-- DATASET EXCERPT start --

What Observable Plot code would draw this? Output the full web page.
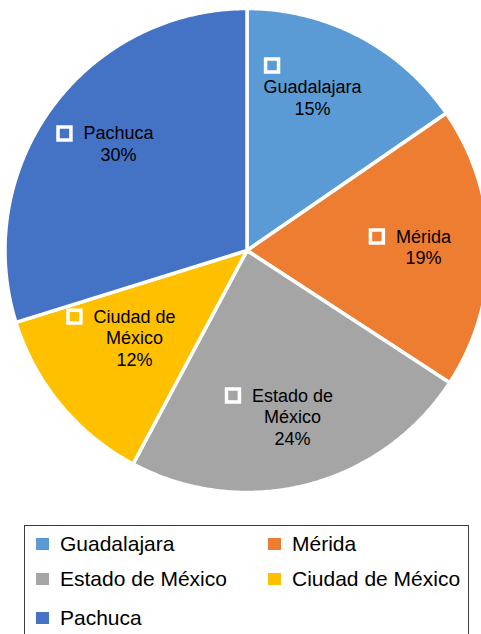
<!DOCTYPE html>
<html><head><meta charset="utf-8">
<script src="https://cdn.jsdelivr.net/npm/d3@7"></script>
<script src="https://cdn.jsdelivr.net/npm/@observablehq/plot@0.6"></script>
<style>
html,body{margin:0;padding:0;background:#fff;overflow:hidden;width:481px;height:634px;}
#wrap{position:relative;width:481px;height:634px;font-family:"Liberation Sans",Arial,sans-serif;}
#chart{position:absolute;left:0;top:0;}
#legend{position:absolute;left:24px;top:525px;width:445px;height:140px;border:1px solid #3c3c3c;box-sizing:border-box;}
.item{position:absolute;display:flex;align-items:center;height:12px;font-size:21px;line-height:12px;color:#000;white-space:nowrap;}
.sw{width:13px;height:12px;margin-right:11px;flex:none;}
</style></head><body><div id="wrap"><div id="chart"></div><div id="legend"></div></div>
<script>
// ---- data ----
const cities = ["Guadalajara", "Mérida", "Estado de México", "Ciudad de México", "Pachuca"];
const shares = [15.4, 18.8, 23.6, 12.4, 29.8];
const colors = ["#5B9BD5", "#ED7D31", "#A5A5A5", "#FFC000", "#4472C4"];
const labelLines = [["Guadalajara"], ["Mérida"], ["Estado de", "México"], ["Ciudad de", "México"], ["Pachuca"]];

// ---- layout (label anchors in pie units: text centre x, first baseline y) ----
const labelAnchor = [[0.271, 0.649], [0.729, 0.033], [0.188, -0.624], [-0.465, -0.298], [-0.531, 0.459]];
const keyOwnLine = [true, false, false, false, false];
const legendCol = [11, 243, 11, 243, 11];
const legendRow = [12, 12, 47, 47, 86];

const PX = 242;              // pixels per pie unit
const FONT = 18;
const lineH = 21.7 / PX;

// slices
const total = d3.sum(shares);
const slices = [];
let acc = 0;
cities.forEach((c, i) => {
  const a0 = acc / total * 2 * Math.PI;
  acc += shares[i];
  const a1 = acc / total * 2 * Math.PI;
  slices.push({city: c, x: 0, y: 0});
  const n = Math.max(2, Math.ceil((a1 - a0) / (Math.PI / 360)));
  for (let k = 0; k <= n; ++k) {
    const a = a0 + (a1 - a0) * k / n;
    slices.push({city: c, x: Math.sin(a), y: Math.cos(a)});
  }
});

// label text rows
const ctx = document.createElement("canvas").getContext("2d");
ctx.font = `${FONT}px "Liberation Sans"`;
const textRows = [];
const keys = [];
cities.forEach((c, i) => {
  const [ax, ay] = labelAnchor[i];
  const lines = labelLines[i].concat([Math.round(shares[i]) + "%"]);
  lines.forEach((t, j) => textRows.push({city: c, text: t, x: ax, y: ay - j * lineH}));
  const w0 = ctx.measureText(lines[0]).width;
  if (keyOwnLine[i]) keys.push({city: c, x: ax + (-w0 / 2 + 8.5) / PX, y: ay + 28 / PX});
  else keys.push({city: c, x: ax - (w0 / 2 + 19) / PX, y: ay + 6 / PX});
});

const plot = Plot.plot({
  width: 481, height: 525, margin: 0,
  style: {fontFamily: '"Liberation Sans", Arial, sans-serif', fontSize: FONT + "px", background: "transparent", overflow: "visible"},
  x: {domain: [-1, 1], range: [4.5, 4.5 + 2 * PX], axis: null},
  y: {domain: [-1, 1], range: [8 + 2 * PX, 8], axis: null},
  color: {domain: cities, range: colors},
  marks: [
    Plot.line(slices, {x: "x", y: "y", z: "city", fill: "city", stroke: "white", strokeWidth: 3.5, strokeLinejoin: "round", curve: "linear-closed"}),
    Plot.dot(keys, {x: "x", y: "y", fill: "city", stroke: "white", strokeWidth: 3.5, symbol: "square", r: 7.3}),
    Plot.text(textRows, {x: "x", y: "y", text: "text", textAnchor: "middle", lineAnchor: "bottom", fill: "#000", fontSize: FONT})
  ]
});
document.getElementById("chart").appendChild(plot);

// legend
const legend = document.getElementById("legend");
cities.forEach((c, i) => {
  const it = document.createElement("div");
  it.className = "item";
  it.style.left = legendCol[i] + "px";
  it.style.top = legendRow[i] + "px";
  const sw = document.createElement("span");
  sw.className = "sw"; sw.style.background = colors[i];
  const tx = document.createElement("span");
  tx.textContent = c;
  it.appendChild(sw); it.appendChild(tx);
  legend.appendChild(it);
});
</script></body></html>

-- DATASET EXCERPT end --

- STATED EXERCISE:
Repeat all the data as it stands, dropping any images it holds.

- THE SOLUTION:
What Observable Plot code would draw this? Output the full web page.
<!DOCTYPE html>
<html><head><meta charset="utf-8">
<script src="https://cdn.jsdelivr.net/npm/d3@7"></script>
<script src="https://cdn.jsdelivr.net/npm/@observablehq/plot@0.6"></script>
<style>
html,body{margin:0;padding:0;background:#fff;overflow:hidden;width:481px;height:634px;}
#wrap{position:relative;width:481px;height:634px;font-family:"Liberation Sans",Arial,sans-serif;}
#chart{position:absolute;left:0;top:0;}
#legend{position:absolute;left:24px;top:525px;width:445px;height:140px;border:1px solid #3c3c3c;box-sizing:border-box;}
.item{position:absolute;display:flex;align-items:center;height:12px;font-size:21px;line-height:12px;color:#000;white-space:nowrap;}
.sw{width:13px;height:12px;margin-right:11px;flex:none;}
</style></head><body><div id="wrap"><div id="chart"></div><div id="legend"></div></div>
<script>
// ---- data ----
const cities = ["Guadalajara", "Mérida", "Estado de México", "Ciudad de México", "Pachuca"];
const shares = [15.4, 18.8, 23.6, 12.4, 29.8];
const colors = ["#5B9BD5", "#ED7D31", "#A5A5A5", "#FFC000", "#4472C4"];
const labelLines = [["Guadalajara"], ["Mérida"], ["Estado de", "México"], ["Ciudad de", "México"], ["Pachuca"]];

// ---- layout (label anchors in pie units: text centre x, first baseline y) ----
const labelAnchor = [[0.271, 0.649], [0.729, 0.033], [0.188, -0.624], [-0.465, -0.298], [-0.531, 0.459]];
const keyOwnLine = [true, false, false, false, false];
const legendCol = [11, 243, 11, 243, 11];
const legendRow = [12, 12, 47, 47, 86];

const PX = 242;              // pixels per pie unit
const FONT = 18;
const lineH = 21.7 / PX;

// slices
const total = d3.sum(shares);
const slices = [];
let acc = 0;
cities.forEach((c, i) => {
  const a0 = acc / total * 2 * Math.PI;
  acc += shares[i];
  const a1 = acc / total * 2 * Math.PI;
  slices.push({city: c, x: 0, y: 0});
  const n = Math.max(2, Math.ceil((a1 - a0) / (Math.PI / 360)));
  for (let k = 0; k <= n; ++k) {
    const a = a0 + (a1 - a0) * k / n;
    slices.push({city: c, x: Math.sin(a), y: Math.cos(a)});
  }
});

// label text rows
const ctx = document.createElement("canvas").getContext("2d");
ctx.font = `${FONT}px "Liberation Sans"`;
const textRows = [];
const keys = [];
cities.forEach((c, i) => {
  const [ax, ay] = labelAnchor[i];
  const lines = labelLines[i].concat([Math.round(shares[i]) + "%"]);
  lines.forEach((t, j) => textRows.push({city: c, text: t, x: ax, y: ay - j * lineH}));
  const w0 = ctx.measureText(lines[0]).width;
  if (keyOwnLine[i]) keys.push({city: c, x: ax + (-w0 / 2 + 8.5) / PX, y: ay + 28 / PX});
  else keys.push({city: c, x: ax - (w0 / 2 + 19) / PX, y: ay + 6 / PX});
});

const plot = Plot.plot({
  width: 481, height: 525, margin: 0,
  style: {fontFamily: '"Liberation Sans", Arial, sans-serif', fontSize: FONT + "px", background: "transparent", overflow: "visible"},
  x: {domain: [-1, 1], range: [4.5, 4.5 + 2 * PX], axis: null},
  y: {domain: [-1, 1], range: [8 + 2 * PX, 8], axis: null},
  color: {domain: cities, range: colors},
  marks: [
    Plot.line(slices, {x: "x", y: "y", z: "city", fill: "city", stroke: "white", strokeWidth: 3.5, strokeLinejoin: "round", curve: "linear-closed"}),
    Plot.dot(keys, {x: "x", y: "y", fill: "city", stroke: "white", strokeWidth: 3.5, symbol: "square", r: 7.3}),
    Plot.text(textRows, {x: "x", y: "y", text: "text", textAnchor: "middle", lineAnchor: "bottom", fill: "#000", fontSize: FONT})
  ]
});
document.getElementById("chart").appendChild(plot);

// legend
const legend = document.getElementById("legend");
cities.forEach((c, i) => {
  const it = document.createElement("div");
  it.className = "item";
  it.style.left = legendCol[i] + "px";
  it.style.top = legendRow[i] + "px";
  const sw = document.createElement("span");
  sw.className = "sw"; sw.style.background = colors[i];
  const tx = document.createElement("span");
  tx.textContent = c;
  it.appendChild(sw); it.appendChild(tx);
  legend.appendChild(it);
});
</script></body></html>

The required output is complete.